__What you are asked to do__
Transcribe the material from its first line onward, ending with the line that contains "const energyStep = 0.05;" and adding nothing beyond it.

**** Collected material ****

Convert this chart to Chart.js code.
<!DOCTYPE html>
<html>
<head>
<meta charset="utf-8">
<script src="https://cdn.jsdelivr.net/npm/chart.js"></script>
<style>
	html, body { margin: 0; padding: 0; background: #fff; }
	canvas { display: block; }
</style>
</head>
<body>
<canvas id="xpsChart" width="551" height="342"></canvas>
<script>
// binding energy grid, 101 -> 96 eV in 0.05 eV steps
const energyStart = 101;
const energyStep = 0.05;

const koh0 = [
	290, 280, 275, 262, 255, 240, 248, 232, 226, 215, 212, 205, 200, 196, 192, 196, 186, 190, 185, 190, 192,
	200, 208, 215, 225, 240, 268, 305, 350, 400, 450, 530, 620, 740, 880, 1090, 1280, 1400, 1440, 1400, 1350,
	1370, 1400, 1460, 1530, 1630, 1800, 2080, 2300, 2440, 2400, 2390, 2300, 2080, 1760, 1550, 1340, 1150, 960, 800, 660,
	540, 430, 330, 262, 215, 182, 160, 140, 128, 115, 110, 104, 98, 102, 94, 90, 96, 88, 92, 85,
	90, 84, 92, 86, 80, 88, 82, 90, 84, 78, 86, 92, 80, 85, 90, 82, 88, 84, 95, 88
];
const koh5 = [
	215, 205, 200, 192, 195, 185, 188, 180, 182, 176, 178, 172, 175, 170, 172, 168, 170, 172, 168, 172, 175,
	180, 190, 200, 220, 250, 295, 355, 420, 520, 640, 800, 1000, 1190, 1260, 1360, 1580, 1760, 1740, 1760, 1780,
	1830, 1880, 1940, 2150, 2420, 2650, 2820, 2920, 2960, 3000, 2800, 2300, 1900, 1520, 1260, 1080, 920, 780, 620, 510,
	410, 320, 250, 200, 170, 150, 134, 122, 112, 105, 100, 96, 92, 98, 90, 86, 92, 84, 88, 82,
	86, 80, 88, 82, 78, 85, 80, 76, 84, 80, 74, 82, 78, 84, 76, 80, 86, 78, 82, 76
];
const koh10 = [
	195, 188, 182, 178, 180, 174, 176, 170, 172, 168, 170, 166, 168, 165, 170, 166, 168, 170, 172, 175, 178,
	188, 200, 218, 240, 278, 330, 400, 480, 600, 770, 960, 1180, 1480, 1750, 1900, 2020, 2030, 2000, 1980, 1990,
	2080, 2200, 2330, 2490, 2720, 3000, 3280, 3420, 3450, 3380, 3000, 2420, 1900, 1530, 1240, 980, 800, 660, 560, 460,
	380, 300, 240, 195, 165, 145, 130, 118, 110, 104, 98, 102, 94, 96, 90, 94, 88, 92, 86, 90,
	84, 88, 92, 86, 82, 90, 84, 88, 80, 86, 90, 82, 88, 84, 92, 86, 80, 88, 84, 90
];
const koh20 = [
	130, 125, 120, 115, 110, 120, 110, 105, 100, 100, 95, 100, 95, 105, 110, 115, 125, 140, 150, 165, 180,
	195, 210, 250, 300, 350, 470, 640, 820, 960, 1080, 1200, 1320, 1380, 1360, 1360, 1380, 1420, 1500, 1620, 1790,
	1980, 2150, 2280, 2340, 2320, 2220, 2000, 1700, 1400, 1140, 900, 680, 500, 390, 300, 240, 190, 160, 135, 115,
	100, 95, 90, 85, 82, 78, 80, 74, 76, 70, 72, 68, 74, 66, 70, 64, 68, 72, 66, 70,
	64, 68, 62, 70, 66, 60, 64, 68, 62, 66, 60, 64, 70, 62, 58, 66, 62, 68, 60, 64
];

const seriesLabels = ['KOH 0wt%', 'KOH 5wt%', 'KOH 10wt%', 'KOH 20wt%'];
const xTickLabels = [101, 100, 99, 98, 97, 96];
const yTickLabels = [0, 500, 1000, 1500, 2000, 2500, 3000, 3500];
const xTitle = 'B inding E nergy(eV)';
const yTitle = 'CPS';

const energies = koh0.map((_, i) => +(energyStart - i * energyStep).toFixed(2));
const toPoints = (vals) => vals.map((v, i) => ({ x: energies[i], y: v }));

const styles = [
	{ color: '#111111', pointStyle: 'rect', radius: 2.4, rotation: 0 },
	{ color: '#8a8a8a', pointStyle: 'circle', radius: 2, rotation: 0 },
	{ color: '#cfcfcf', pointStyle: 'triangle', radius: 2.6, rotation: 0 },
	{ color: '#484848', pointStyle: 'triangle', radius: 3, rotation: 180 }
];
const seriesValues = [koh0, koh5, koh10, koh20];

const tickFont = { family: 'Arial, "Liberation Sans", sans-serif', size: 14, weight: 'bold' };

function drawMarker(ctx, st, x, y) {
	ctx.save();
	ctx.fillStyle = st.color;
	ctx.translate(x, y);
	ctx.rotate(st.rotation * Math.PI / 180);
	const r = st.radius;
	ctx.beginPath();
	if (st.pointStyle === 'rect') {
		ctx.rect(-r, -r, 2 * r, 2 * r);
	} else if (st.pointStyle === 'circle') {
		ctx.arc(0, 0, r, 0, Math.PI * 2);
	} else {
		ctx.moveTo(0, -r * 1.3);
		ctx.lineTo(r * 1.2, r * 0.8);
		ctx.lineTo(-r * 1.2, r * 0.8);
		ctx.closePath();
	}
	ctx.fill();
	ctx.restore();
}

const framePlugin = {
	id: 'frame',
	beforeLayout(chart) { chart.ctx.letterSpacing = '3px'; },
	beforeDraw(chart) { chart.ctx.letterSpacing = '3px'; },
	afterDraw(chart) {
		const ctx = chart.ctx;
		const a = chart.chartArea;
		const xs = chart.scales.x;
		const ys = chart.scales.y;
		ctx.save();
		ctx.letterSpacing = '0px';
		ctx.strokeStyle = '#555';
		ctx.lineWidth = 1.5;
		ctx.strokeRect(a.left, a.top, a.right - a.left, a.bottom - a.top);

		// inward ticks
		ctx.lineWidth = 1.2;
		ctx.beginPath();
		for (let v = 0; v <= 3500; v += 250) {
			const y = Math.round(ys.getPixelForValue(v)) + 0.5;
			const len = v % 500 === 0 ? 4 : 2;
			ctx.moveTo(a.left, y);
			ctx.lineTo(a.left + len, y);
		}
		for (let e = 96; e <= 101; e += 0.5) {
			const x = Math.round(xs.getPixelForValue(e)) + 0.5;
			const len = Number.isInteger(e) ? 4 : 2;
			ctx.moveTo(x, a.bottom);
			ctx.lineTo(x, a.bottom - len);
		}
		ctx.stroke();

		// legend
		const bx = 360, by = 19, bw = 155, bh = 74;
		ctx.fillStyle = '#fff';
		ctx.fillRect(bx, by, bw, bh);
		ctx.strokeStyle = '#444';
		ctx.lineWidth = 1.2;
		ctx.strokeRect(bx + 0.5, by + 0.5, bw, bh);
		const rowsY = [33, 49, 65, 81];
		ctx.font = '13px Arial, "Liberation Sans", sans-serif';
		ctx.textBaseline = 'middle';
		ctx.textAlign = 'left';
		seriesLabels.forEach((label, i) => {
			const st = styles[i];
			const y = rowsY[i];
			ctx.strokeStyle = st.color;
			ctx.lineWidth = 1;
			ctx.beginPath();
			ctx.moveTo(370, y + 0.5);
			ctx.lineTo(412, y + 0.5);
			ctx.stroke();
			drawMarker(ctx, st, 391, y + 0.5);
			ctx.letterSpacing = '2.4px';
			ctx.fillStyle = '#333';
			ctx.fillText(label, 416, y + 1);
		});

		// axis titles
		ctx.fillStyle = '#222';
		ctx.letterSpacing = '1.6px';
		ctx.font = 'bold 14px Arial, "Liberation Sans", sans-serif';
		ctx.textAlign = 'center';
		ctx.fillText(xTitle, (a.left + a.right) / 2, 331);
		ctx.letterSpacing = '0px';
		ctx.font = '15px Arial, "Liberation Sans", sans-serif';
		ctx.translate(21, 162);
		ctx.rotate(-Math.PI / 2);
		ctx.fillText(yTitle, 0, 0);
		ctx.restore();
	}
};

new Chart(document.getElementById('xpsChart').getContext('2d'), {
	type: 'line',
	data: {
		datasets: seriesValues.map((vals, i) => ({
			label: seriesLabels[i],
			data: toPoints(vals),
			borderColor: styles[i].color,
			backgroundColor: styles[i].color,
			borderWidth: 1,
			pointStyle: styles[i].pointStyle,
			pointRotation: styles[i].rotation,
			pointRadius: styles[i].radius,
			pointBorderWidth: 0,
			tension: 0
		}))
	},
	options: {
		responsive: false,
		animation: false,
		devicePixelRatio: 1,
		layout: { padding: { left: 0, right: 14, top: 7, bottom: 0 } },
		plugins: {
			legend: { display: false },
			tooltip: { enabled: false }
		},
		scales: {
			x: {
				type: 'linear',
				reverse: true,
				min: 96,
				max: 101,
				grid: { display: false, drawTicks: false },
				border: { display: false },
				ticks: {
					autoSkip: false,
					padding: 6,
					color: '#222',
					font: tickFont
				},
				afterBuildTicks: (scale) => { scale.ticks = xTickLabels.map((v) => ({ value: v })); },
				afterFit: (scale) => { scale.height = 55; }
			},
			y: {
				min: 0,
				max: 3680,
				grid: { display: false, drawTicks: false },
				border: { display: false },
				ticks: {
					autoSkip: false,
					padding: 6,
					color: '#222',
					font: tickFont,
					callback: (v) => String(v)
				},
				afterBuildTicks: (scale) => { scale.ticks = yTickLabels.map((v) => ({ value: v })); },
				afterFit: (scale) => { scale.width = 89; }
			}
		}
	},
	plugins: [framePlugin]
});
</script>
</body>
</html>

****

__Exercise output__
Convert this chart to Chart.js code.
<!DOCTYPE html>
<html>
<head>
<meta charset="utf-8">
<script src="https://cdn.jsdelivr.net/npm/chart.js"></script>
<style>
	html, body { margin: 0; padding: 0; background: #fff; }
	canvas { display: block; }
</style>
</head>
<body>
<canvas id="xpsChart" width="551" height="342"></canvas>
<script>
// binding energy grid, 101 -> 96 eV in 0.05 eV steps
const energyStart = 101;
const energyStep = 0.05;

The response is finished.